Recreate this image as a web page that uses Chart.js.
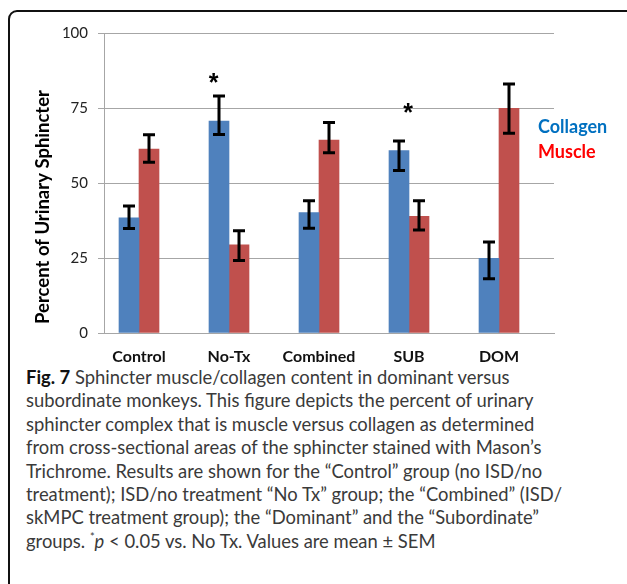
<!DOCTYPE html>
<html>
<head>
<meta charset="utf-8">
<script src="https://cdn.jsdelivr.net/npm/chart.js@4.4.1/dist/chart.umd.min.js"></script>
<style>
  html, body { margin: 0; padding: 0; background: #fff; }
  #wrap { position: relative; width: 627px; height: 584px; overflow: hidden; }
  #frame {
    position: absolute; left: 8px; top: 10px; width: 640px; height: 590px;
    border: 2px solid #111; border-radius: 9px; box-sizing: border-box;
  }
  #chart { position: absolute; left: 0; top: 0; }
  #caption {
    position: absolute; left: 26px; top: 366px;
    font-family: Lato, sans-serif; font-size: 18.4px; line-height: 23.4px;
    color: #3a3a3a; white-space: pre;
  }
  #caption b { color: #111; }
  #caption sup { font-size: 11px; line-height: 0; }
</style>
</head>
<body>
<div id="wrap">
  <div id="frame"></div>
  <canvas id="chart" width="627" height="365"></canvas>
  <div id="caption"><b>Fig. 7</b> Sphincter muscle/collagen content in dominant versus
subordinate monkeys. This figure depicts the percent of urinary
sphincter complex that is muscle versus collagen as determined
from cross-sectional areas of the sphincter stained with Mason’s
Trichrome. Results are shown for the “Control” group (no ISD/no
treatment); ISD/no treatment “No Tx” group; the “Combined” (ISD/
skMPC treatment group); the “Dominant” and the “Subordinate”
groups. <sup>*</sup><i>p</i> &lt; 0.05 vs. No Tx. Values are mean ± SEM</div>
</div>
<script>
// ---- data ----
const categories = ['Control', 'No-Tx', 'Combined', 'SUB', 'DOM'];
const collagen     = [38.4, 70.6, 40.1, 60.8, 24.9];
const collagenHigh = [42.3, 79.0, 44.1, 64.0, 30.3];  // error bar ends
const collagenLow  = [34.8, 66.2, 34.9, 54.2, 18.1];
const muscle       = [61.3, 29.4, 64.3, 38.9, 74.9];
const muscleHigh   = [66.1, 34.1, 70.2, 44.1, 83.0];
const muscleLow    = [56.9, 24.2, 60.1, 34.3, 66.6];
const yTicks       = [0, 25, 50, 75, 100];
// significance stars (category position, percent)
const stars = [{ x: 0.83, y: 85.3 }, { x: 2.99, y: 75.3 }];

const BLUE = '#4F81BD', RED = '#C0504D';
const GRID = '#a6a6a6';
const FONT = 'Lato, sans-serif';

const toPoints = vals => vals.map((v, i) => ({ x: i, y: v }));

// error bars + stars + legend + y title
const extras = {
  id: 'extras',
  afterDatasetsDraw(chart){
    const ctx = chart.ctx;
    const ys = chart.scales.y, xs = chart.scales.x;
    const highs = [collagenHigh, muscleHigh], lows = [collagenLow, muscleLow];
    ctx.save();
    ctx.strokeStyle = '#000';
    ctx.lineWidth = 3;
    chart.data.datasets.forEach((ds, d) => {
      chart.getDatasetMeta(d).data.forEach((bar, i) => {
        const top = ys.getPixelForValue(highs[d][i]), bot = ys.getPixelForValue(lows[d][i]);
        ctx.beginPath();
        ctx.moveTo(bar.x, top); ctx.lineTo(bar.x, bot);
        ctx.moveTo(bar.x - 6, top); ctx.lineTo(bar.x + 6, top);
        ctx.moveTo(bar.x - 6, bot); ctx.lineTo(bar.x + 6, bot);
        ctx.stroke();
      });
    });

    ctx.fillStyle = '#000';
    ctx.font = 'bold 25px "Liberation Sans", sans-serif';
    ctx.textAlign = 'center';
    ctx.textBaseline = 'alphabetic';
    stars.forEach(s => ctx.fillText('*', xs.getPixelForValue(s.x), ys.getPixelForValue(s.y) + 14));

    // legend as coloured words
    const area = chart.chartArea;
    ctx.font = 'bold 18px ' + FONT;
    ctx.textAlign = 'left';
    ctx.textBaseline = 'middle';
    ctx.fillStyle = '#0070C0';
    ctx.fillText(chart.data.datasets[0].label, area.right - 16, area.top + 94);
    ctx.fillStyle = '#FF0000';
    ctx.fillText(chart.data.datasets[1].label, area.right - 16, area.top + 119);

    // y axis title
    ctx.fillStyle = '#000';
    ctx.font = 'bold 18.5px ' + FONT;
    ctx.textAlign = 'center';
    ctx.translate(43, area.top + 174);
    ctx.rotate(-Math.PI / 2);
    ctx.fillText('Percent of Urinary Sphincter', 0, 0);
    ctx.restore();
  }
};

new Chart(document.getElementById('chart'), {
  type: 'bar',
  data: {
    datasets: [
      { label: 'Collagen', data: toPoints(collagen), backgroundColor: BLUE, barThickness: 20 },
      { label: 'Muscle', data: toPoints(muscle), backgroundColor: RED, barThickness: 20 }
    ]
  },
  options: {
    responsive: false,
    animation: false,
    layout: { padding: { left: 0, right: 73, top: 33, bottom: 0 } },
    plugins: { legend: { display: false }, tooltip: { enabled: false } },
    scales: {
      x: {
        type: 'linear',
        offset: false,
        min: -35 / 90,
        max: -35 / 90 + 5,
        grid: { display: false },
        border: { display: true, color: GRID, width: 1 },
        afterBuildTicks: s => { s.ticks = categories.map((c, i) => ({ value: i })); },
        afterFit: s => { s.height = 32; },
        ticks: {
          padding: 6,
          color: '#111',
          font: { family: FONT, size: 16, weight: 'bold' },
          callback: v => categories[v]
        }
      },
      y: {
        min: 0,
        max: 100,
        afterBuildTicks: s => { s.ticks = yTicks.map(v => ({ value: v })); },
        afterFit: s => { s.width = 104; },
        grid: { color: GRID, lineWidth: 1, tickLength: 6 },
        border: { color: GRID, width: 1 },
        ticks: { padding: 10, color: '#222', font: { family: FONT, size: 15 } }
      }
    }
  },
  plugins: [extras]
});
</script>
</body>
</html>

◇ ◇ ◇

## Task requirements:
Leave out any pictures, please, and quote only the lines from the top of the data through the line that contains "0.83, y: 85.3".

## Response to the task:
Recreate this image as a web page that uses Chart.js.
<!DOCTYPE html>
<html>
<head>
<meta charset="utf-8">
<script src="https://cdn.jsdelivr.net/npm/chart.js@4.4.1/dist/chart.umd.min.js"></script>
<style>
  html, body { margin: 0; padding: 0; background: #fff; }
  #wrap { position: relative; width: 627px; height: 584px; overflow: hidden; }
  #frame {
    position: absolute; left: 8px; top: 10px; width: 640px; height: 590px;
    border: 2px solid #111; border-radius: 9px; box-sizing: border-box;
  }
  #chart { position: absolute; left: 0; top: 0; }
  #caption {
    position: absolute; left: 26px; top: 366px;
    font-family: Lato, sans-serif; font-size: 18.4px; line-height: 23.4px;
    color: #3a3a3a; white-space: pre;
  }
  #caption b { color: #111; }
  #caption sup { font-size: 11px; line-height: 0; }
</style>
</head>
<body>
<div id="wrap">
  <div id="frame"></div>
  <canvas id="chart" width="627" height="365"></canvas>
  <div id="caption"><b>Fig. 7</b> Sphincter muscle/collagen content in dominant versus
subordinate monkeys. This figure depicts the percent of urinary
sphincter complex that is muscle versus collagen as determined
from cross-sectional areas of the sphincter stained with Mason’s
Trichrome. Results are shown for the “Control” group (no ISD/no
treatment); ISD/no treatment “No Tx” group; the “Combined” (ISD/
skMPC treatment group); the “Dominant” and the “Subordinate”
groups. <sup>*</sup><i>p</i> &lt; 0.05 vs. No Tx. Values are mean ± SEM</div>
</div>
<script>
// ---- data ----
const categories = ['Control', 'No-Tx', 'Combined', 'SUB', 'DOM'];
const collagen     = [38.4, 70.6, 40.1, 60.8, 24.9];
const collagenHigh = [42.3, 79.0, 44.1, 64.0, 30.3];  // error bar ends
const collagenLow  = [34.8, 66.2, 34.9, 54.2, 18.1];
const muscle       = [61.3, 29.4, 64.3, 38.9, 74.9];
const muscleHigh   = [66.1, 34.1, 70.2, 44.1, 83.0];
const muscleLow    = [56.9, 24.2, 60.1, 34.3, 66.6];
const yTicks       = [0, 25, 50, 75, 100];
// significance stars (category position, percent)
const stars = [{ x: 0.83, y: 85.3 }, { x: 2.99, y: 75.3 }];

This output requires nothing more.